There can be a lot of other reasons. One might be gate space. They may not have enough gates at DCA that can take a 757. This caused a lot of back and forth at BOS as the CO gates could fit 737s but could not fit the 757s UA used to SFO without closing down the next gate. Add in 757s with winglets and you have more of a problem. I would love to see SFO-DCA as a new p.s. destination with lie flats, printed menus, avod, etc, but I don't think it's going to happen soon. Cost may be an issue - but if we used what Nancy Polosi spent on her taxpayer funded 757 private jet and put it in use for commercial service, that will solve the 757 problem. http://www.panamalaw.org/nancy_pelosi_gets_a_200_seat_jet.html
Maybe look at what is more likely factual information: http://www.snopes.com/politics/pelosi/jet.asp You can apparently thank W for the Speaker of the House flying on Air Force planes. I'd be all for them flying commercial. Preferably United in case of Pelosi... to bring this thread BACK ON TOPIC.
I also do not anticipate what would effectively be ps service. Just insufficient demand. As far as gate space, I do not know what dimensions they are dealing with, but I recall that for the Obama inauguration, there was a spate of upguaging, and IIRC, numerous 757's there at the same time. What has me most perplexed is that when the SFO slot seems to be the scarcest and most coveted resourse, they do not capitalize upon it with the largest plane legally and technically permissible (Can a 757 fueled up for a transcon take off from DCA's runways? - AS manages with 737's, but perhaps a fueled 757 cannot be fueled for anything beyond DEN, which UA does on most days).
I don't know the answer, but if I were to guess I'd guess that either they're not sure of the demand and might change equipment in the future or that there's some technical limitation that prevents an absolutely full 757 form taking off form DCA on a transcon to SFO, including the additional fuel that's often required to deal with WX due to the maritime layer into SFO.
AA will be using a 757 from DCA -LAX nonstop in the late 1990s for a two or 3 year period TWA used a 757 nonstop from DCA to LAX too. it is possible for a fully fueled 757 to do a trans con from dca
It's a new route; the planes are going to be pretty empty for awhile. I'm certain they can upgrade to a 757 if and when the demand picks up. Sent from a tiny keyboard using the milepoint app.

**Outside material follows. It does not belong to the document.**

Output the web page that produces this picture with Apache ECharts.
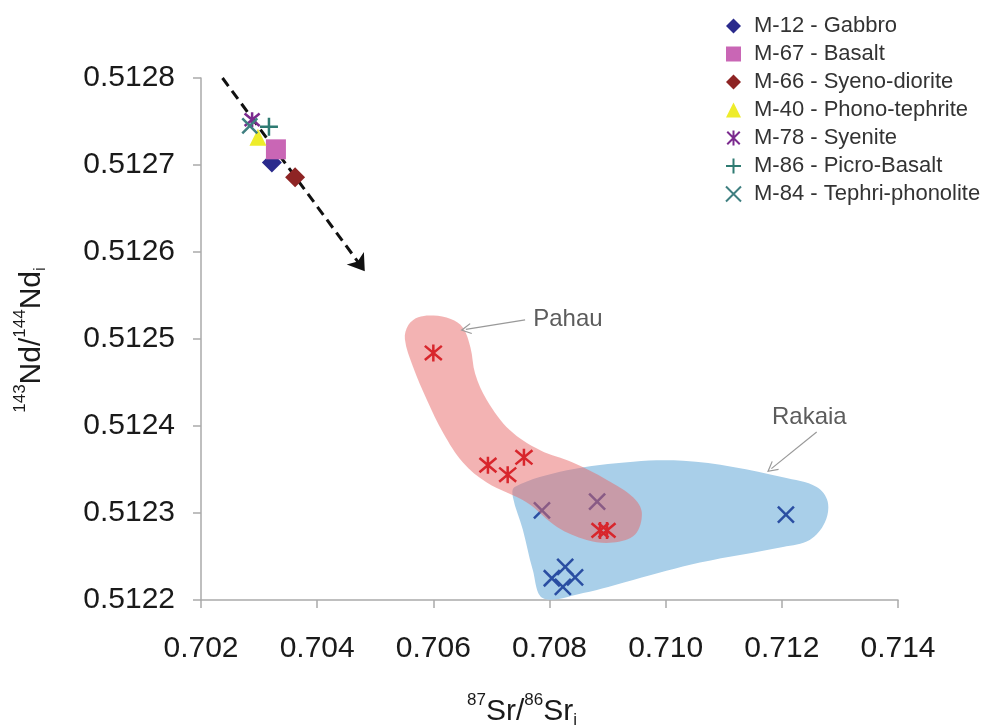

I doubt this will be very empty for awhile. There is a *&$%load of high yield O/D traffic SFO/WAS. Perhaps they want to test seeing how high the highest average fare can go on a smaller plane. The fare buckets may be the same, but the few Ws and lower will sure go quickly.
SFO-DCA might be a new flight, but it's not a new market. Odds are that most pax who will be taking this flight already fly UA from IAD.
The short answer is likely that UA wants to examine the flight's early financial performance before potentially pulling an sCO/sUA 752 rotation from elsewhere to operate the service. That said, for "our" purposes, I'd expect this flight to rank ahead of IAD-SFO and on par with EWR-SFO in terms of upgrade difficulty (i.e., CPUs will be more or less nonexistent for everyone, though cert-based upgrades requested more than a month before flight date stand a decent shot).
Silly question with CO running the show. DCA-SFO is a domestic flight, and a 757 is an international bird, of course.
Keeping it classy, I see. Also of note is that UA has the only new route which will see direct competition; VX won the same route authority as announced today. There will certainly be demand on the new route but if the capacity is too great the yields won't be there and that's sortof the whole point.
That's not quite right; AA got LAX-DCA which has direct competition from AS which already had LAX-DCA.
I didn't consider the AA one since they were guaranteed whichever route they applied for. But there is competition on that route. And WN plans to market DCA-AUS-SAN as a through flight, theoretically competing with US's choice.
I would be surprised if a 757 even needs to be fully fueled for this route, since the flight is less than 2/3 of the maximum range of the aircraft.